#### Supplied material

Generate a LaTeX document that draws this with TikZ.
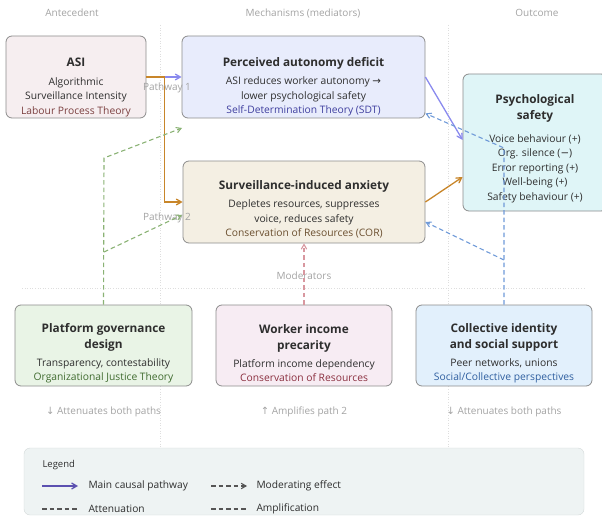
\documentclass[tikz,border=0pt]{standalone}
\usepackage{fontspec}
\setmainfont{Open Sans}
\newfontfamily\symfont{DejaVu Sans}
\usetikzlibrary{arrows}

\definecolor{boxline}{HTML}{8C8C8C}
\definecolor{bodytext}{HTML}{2E2E2E}
\definecolor{headgray}{HTML}{A3A3A3}
\definecolor{gridgray}{HTML}{DEDEDE}
\definecolor{legline}{HTML}{D3D9D9}
\definecolor{asifill}{HTML}{F6EEF0}
\definecolor{autofill}{HTML}{E8ECFC}
\definecolor{anxfill}{HTML}{F4EFE3}
\definecolor{psyfill}{HTML}{DFF5F7}
\definecolor{govfill}{HTML}{E9F4E6}
\definecolor{incfill}{HTML}{F7ECF3}
\definecolor{colfill}{HTML}{E2F0FC}
\definecolor{legfill}{HTML}{EEF3F3}
\definecolor{asitheory}{HTML}{7B3F3F}
\definecolor{autotheory}{HTML}{3F3F9F}
\definecolor{anxtheory}{HTML}{6B4F2F}
\definecolor{govtheory}{HTML}{3F6B2F}
\definecolor{inctheory}{HTML}{8B2F3F}
\definecolor{coltheory}{HTML}{2F5FA0}
\definecolor{pathpurple}{HTML}{8A8AEE}
\definecolor{legpurple}{HTML}{5B50B0}
\definecolor{pathorange}{HTML}{C8862A}
\definecolor{modgreen}{HTML}{8AB274}
\definecolor{modred}{HTML}{D8979F}
\definecolor{modblue}{HTML}{6F9AD8}
\definecolor{leggray}{HTML}{555555}

\newcommand{\ttl}[1]{{\fontsize{11.8}{16}\selectfont\bfseries #1}}
\newcommand{\arw}[1]{{\symfont #1}}

\begin{document}
\begin{tikzpicture}[x=1pt,y=-1pt,>=angle 60,
                    main node/.style={draw=boxline,line width=0.8pt,rounded corners=6pt,inner sep=0pt},
                    box text/.style={align=center,text=bodytext,font=\fontsize{10.3}{14.5}\selectfont},
                    head/.style={text=headgray,font=\fontsize{10}{12}\selectfont},
                    grid line/.style={gridgray,dotted,line width=0.6pt},
                    mod line/.style={->,dash pattern=on 4.5pt off 3pt,line width=1.1pt}]
\useasboundingbox (0,0) rectangle (602,516);

\draw[grid line] (160,25) -- (160,448);
\draw[grid line] (448,25) -- (448,448);
\draw[grid line] (22,288) -- (584,288);

\node[head] (h1) at (72,13) {Antecedent};
\node[head] (h2) at (303,13) {Mechanisms (mediators)};
\node[head] (h3) at (537,13) {Outcome};
\node[head] (h4) at (304,276) {Moderators};

\node[main node,fill=asifill,minimum width=140pt,minimum height=82pt] (1) at (76,77) {};
\node[main node,fill=autofill,minimum width=243pt,minimum height=82pt] (2) at (303.5,77) {};
\node[main node,fill=anxfill,minimum width=242pt,minimum height=82pt] (3) at (304,202) {};
\node[main node,fill=psyfill,minimum width=144pt,minimum height=137pt] (4) at (535,142.5) {};
\node[main node,fill=govfill,minimum width=177pt,minimum height=81pt] (5) at (103.5,345.5) {};
\node[main node,fill=incfill,minimum width=176pt,minimum height=81pt] (6) at (304,345.5) {};
\node[main node,fill=colfill,minimum width=176pt,minimum height=81pt] (7) at (504,345.5) {};

\node[box text] (1a) at ([yshift=-10.5pt]1.center)
  {\ttl{ASI}\\[4pt]Algorithmic\\Surveillance Intensity\\\textcolor{asitheory}{Labour Process Theory}};
\node[box text] (2a) at ([yshift=-9.5pt]2.center)
  {\ttl{Perceived autonomy deficit}\\[4pt]ASI reduces worker autonomy \arw{→}\\lower psychological safety\\\textcolor{autotheory}{Self-Determination Theory (SDT)}};
\node[box text] (3a) at ([yshift=-7.5pt]3.center)
  {\ttl{Surveillance-induced anxiety}\\[4pt]Depletes resources, suppresses\\voice, reduces safety\\\textcolor{anxtheory}{Conservation of Resources (COR)}};
\node[box text] (4a) at ([yshift=-6.5pt]4.center)
  {\ttl{Psychological}\\[1.5pt]\ttl{safety}\\[8pt]Voice behaviour (+)\\Org. silence (\arw{−})\\Error reporting (+)\\Well-being (+)\\Safety behaviour (+)};
\node[box text] (5a) at ([yshift=-8pt]5.center)
  {\ttl{Platform governance}\\[1.5pt]\ttl{design}\\[3pt]Transparency, contestability\\\textcolor{govtheory}{Organizational Justice Theory}};
\node[box text] (6a) at ([yshift=-8pt]6.center)
  {\ttl{Worker income}\\[1.5pt]\ttl{precarity}\\[3pt]Platform income dependency\\\textcolor{inctheory}{Conservation of Resources}};
\node[box text] (7a) at ([yshift=-8pt]7.center)
  {\ttl{Collective identity}\\[1.5pt]\ttl{and social support}\\[3pt]Peer networks, unions\\\textcolor{coltheory}{Social/Collective perspectives}};

\node[head] (n5) at (103.5,412) {\arw{↓} Attenuates both paths};
\node[head] (n6) at (304,412) {\arw{↑} Amplifies path 2};
\node[head] (n7) at (504,412) {\arw{↓} Attenuates both paths};

\coordinate (g1) at (104,158);
\coordinate (g2) at (104,252);
\coordinate (p1) at (182,128);
\coordinate (p2) at (182,215);
\coordinate (b1) at (504,148);
\coordinate (b2) at (504,260);

\path[->,line width=1.3pt]
(1.east) edge[pathpurple] node {} (2.west)
(2.east) edge[pathpurple] node {} ([yshift=2.5pt]4.west)
(3.east) edge[pathorange] node {} ([yshift=-34.5pt]4.west);
\draw[->,pathorange,line width=1.3pt] (1.east) -- ++(18,0) |- (3.west);

\node[head] (l1) at (167,88) {Pathway 1};
\node[head] (l2) at (167,218) {Pathway 2};

\draw[mod line,modgreen] (5.north) -- (g1) -- (p1);
\draw[mod line,modgreen] (g2) -- (p2);
\draw[mod line,modred] (6.north) -- (3.south);
\draw[mod line,modblue] (7.north) -- (b1) -- ([yshift=5pt]2.south east);
\draw[mod line,modblue] (b2) -- ([yshift=-20pt]3.east);

\node[draw=legline,fill=legfill,rounded corners=6pt,minimum width=560pt,minimum height=67pt] (8) at (304,481.5) {};
\node[anchor=west,text=bodytext,font=\fontsize{9.5}{11}\selectfont] (8a) at (39,465) {Legend};
\coordinate (k1) at (42,486);
\coordinate (k2) at (78,486);
\coordinate (k3) at (211,486);
\coordinate (k4) at (247,486);
\coordinate (k5) at (42,509);
\coordinate (k6) at (78,509);
\coordinate (k7) at (211,509);
\coordinate (k8) at (247,509);
\draw[->,legpurple,line width=1.3pt] (k1) -- (k2);
\draw[mod line,leggray] (k3) -- (k4);
\draw[leggray,dash pattern=on 4.5pt off 3pt,line width=1.1pt] (k5) -- (k6);
\draw[leggray,dash pattern=on 4.5pt off 3pt,line width=1.1pt] (k7) -- (k8);
\node[anchor=west,text=bodytext,font=\fontsize{10.2}{12}\selectfont] (8b) at (85,486) {Main causal pathway};
\node[anchor=west,text=bodytext,font=\fontsize{10.2}{12}\selectfont] (8c) at (253,486) {Moderating effect};
\node[anchor=west,text=bodytext,font=\fontsize{10.2}{12}\selectfont] (8d) at (85,509) {Attenuation};
\node[anchor=west,text=bodytext,font=\fontsize{10.2}{12}\selectfont] (8e) at (253,509) {Amplification};
\end{tikzpicture}
\end{document}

########

▶ [Your task] Reproduce the material above verbatim; omit every picture.

▶ [Final answer]
Generate a LaTeX document that draws this with TikZ.
\documentclass[tikz,border=0pt]{standalone}
\usepackage{fontspec}
\setmainfont{Open Sans}
\newfontfamily\symfont{DejaVu Sans}
\usetikzlibrary{arrows}

\definecolor{boxline}{HTML}{8C8C8C}
\definecolor{bodytext}{HTML}{2E2E2E}
\definecolor{headgray}{HTML}{A3A3A3}
\definecolor{gridgray}{HTML}{DEDEDE}
\definecolor{legline}{HTML}{D3D9D9}
\definecolor{asifill}{HTML}{F6EEF0}
\definecolor{autofill}{HTML}{E8ECFC}
\definecolor{anxfill}{HTML}{F4EFE3}
\definecolor{psyfill}{HTML}{DFF5F7}
\definecolor{govfill}{HTML}{E9F4E6}
\definecolor{incfill}{HTML}{F7ECF3}
\definecolor{colfill}{HTML}{E2F0FC}
\definecolor{legfill}{HTML}{EEF3F3}
\definecolor{asitheory}{HTML}{7B3F3F}
\definecolor{autotheory}{HTML}{3F3F9F}
\definecolor{anxtheory}{HTML}{6B4F2F}
\definecolor{govtheory}{HTML}{3F6B2F}
\definecolor{inctheory}{HTML}{8B2F3F}
\definecolor{coltheory}{HTML}{2F5FA0}
\definecolor{pathpurple}{HTML}{8A8AEE}
\definecolor{legpurple}{HTML}{5B50B0}
\definecolor{pathorange}{HTML}{C8862A}
\definecolor{modgreen}{HTML}{8AB274}
\definecolor{modred}{HTML}{D8979F}
\definecolor{modblue}{HTML}{6F9AD8}
\definecolor{leggray}{HTML}{555555}

\newcommand{\ttl}[1]{{\fontsize{11.8}{16}\selectfont\bfseries #1}}
\newcommand{\arw}[1]{{\symfont #1}}

\begin{document}
\begin{tikzpicture}[x=1pt,y=-1pt,>=angle 60,
                    main node/.style={draw=boxline,line width=0.8pt,rounded corners=6pt,inner sep=0pt},
                    box text/.style={align=center,text=bodytext,font=\fontsize{10.3}{14.5}\selectfont},
                    head/.style={text=headgray,font=\fontsize{10}{12}\selectfont},
                    grid line/.style={gridgray,dotted,line width=0.6pt},
                    mod line/.style={->,dash pattern=on 4.5pt off 3pt,line width=1.1pt}]
\useasboundingbox (0,0) rectangle (602,516);

\draw[grid line] (160,25) -- (160,448);
\draw[grid line] (448,25) -- (448,448);
\draw[grid line] (22,288) -- (584,288);

\node[head] (h1) at (72,13) {Antecedent};
\node[head] (h2) at (303,13) {Mechanisms (mediators)};
\node[head] (h3) at (537,13) {Outcome};
\node[head] (h4) at (304,276) {Moderators};

\node[main node,fill=asifill,minimum width=140pt,minimum height=82pt] (1) at (76,77) {};
\node[main node,fill=autofill,minimum width=243pt,minimum height=82pt] (2) at (303.5,77) {};
\node[main node,fill=anxfill,minimum width=242pt,minimum height=82pt] (3) at (304,202) {};
\node[main node,fill=psyfill,minimum width=144pt,minimum height=137pt] (4) at (535,142.5) {};
\node[main node,fill=govfill,minimum width=177pt,minimum height=81pt] (5) at (103.5,345.5) {};
\node[main node,fill=incfill,minimum width=176pt,minimum height=81pt] (6) at (304,345.5) {};
\node[main node,fill=colfill,minimum width=176pt,minimum height=81pt] (7) at (504,345.5) {};

\node[box text] (1a) at ([yshift=-10.5pt]1.center)
  {\ttl{ASI}\\[4pt]Algorithmic\\Surveillance Intensity\\\textcolor{asitheory}{Labour Process Theory}};
\node[box text] (2a) at ([yshift=-9.5pt]2.center)
  {\ttl{Perceived autonomy deficit}\\[4pt]ASI reduces worker autonomy \arw{→}\\lower psychological safety\\\textcolor{autotheory}{Self-Determination Theory (SDT)}};
\node[box text] (3a) at ([yshift=-7.5pt]3.center)
  {\ttl{Surveillance-induced anxiety}\\[4pt]Depletes resources, suppresses\\voice, reduces safety\\\textcolor{anxtheory}{Conservation of Resources (COR)}};
\node[box text] (4a) at ([yshift=-6.5pt]4.center)
  {\ttl{Psychological}\\[1.5pt]\ttl{safety}\\[8pt]Voice behaviour (+)\\Org. silence (\arw{−})\\Error reporting (+)\\Well-being (+)\\Safety behaviour (+)};
\node[box text] (5a) at ([yshift=-8pt]5.center)
  {\ttl{Platform governance}\\[1.5pt]\ttl{design}\\[3pt]Transparency, contestability\\\textcolor{govtheory}{Organizational Justice Theory}};
\node[box text] (6a) at ([yshift=-8pt]6.center)
  {\ttl{Worker income}\\[1.5pt]\ttl{precarity}\\[3pt]Platform income dependency\\\textcolor{inctheory}{Conservation of Resources}};
\node[box text] (7a) at ([yshift=-8pt]7.center)
  {\ttl{Collective identity}\\[1.5pt]\ttl{and social support}\\[3pt]Peer networks, unions\\\textcolor{coltheory}{Social/Collective perspectives}};

\node[head] (n5) at (103.5,412) {\arw{↓} Attenuates both paths};
\node[head] (n6) at (304,412) {\arw{↑} Amplifies path 2};
\node[head] (n7) at (504,412) {\arw{↓} Attenuates both paths};

\coordinate (g1) at (104,158);
\coordinate (g2) at (104,252);
\coordinate (p1) at (182,128);
\coordinate (p2) at (182,215);
\coordinate (b1) at (504,148);
\coordinate (b2) at (504,260);

\path[->,line width=1.3pt]
(1.east) edge[pathpurple] node {} (2.west)
(2.east) edge[pathpurple] node {} ([yshift=2.5pt]4.west)
(3.east) edge[pathorange] node {} ([yshift=-34.5pt]4.west);
\draw[->,pathorange,line width=1.3pt] (1.east) -- ++(18,0) |- (3.west);

\node[head] (l1) at (167,88) {Pathway 1};
\node[head] (l2) at (167,218) {Pathway 2};

\draw[mod line,modgreen] (5.north) -- (g1) -- (p1);
\draw[mod line,modgreen] (g2) -- (p2);
\draw[mod line,modred] (6.north) -- (3.south);
\draw[mod line,modblue] (7.north) -- (b1) -- ([yshift=5pt]2.south east);
\draw[mod line,modblue] (b2) -- ([yshift=-20pt]3.east);

\node[draw=legline,fill=legfill,rounded corners=6pt,minimum width=560pt,minimum height=67pt] (8) at (304,481.5) {};
\node[anchor=west,text=bodytext,font=\fontsize{9.5}{11}\selectfont] (8a) at (39,465) {Legend};
\coordinate (k1) at (42,486);
\coordinate (k2) at (78,486);
\coordinate (k3) at (211,486);
\coordinate (k4) at (247,486);
\coordinate (k5) at (42,509);
\coordinate (k6) at (78,509);
\coordinate (k7) at (211,509);
\coordinate (k8) at (247,509);
\draw[->,legpurple,line width=1.3pt] (k1) -- (k2);
\draw[mod line,leggray] (k3) -- (k4);
\draw[leggray,dash pattern=on 4.5pt off 3pt,line width=1.1pt] (k5) -- (k6);
\draw[leggray,dash pattern=on 4.5pt off 3pt,line width=1.1pt] (k7) -- (k8);
\node[anchor=west,text=bodytext,font=\fontsize{10.2}{12}\selectfont] (8b) at (85,486) {Main causal pathway};
\node[anchor=west,text=bodytext,font=\fontsize{10.2}{12}\selectfont] (8c) at (253,486) {Moderating effect};
\node[anchor=west,text=bodytext,font=\fontsize{10.2}{12}\selectfont] (8d) at (85,509) {Attenuation};
\node[anchor=west,text=bodytext,font=\fontsize{10.2}{12}\selectfont] (8e) at (253,509) {Amplification};
\end{tikzpicture}
\end{document}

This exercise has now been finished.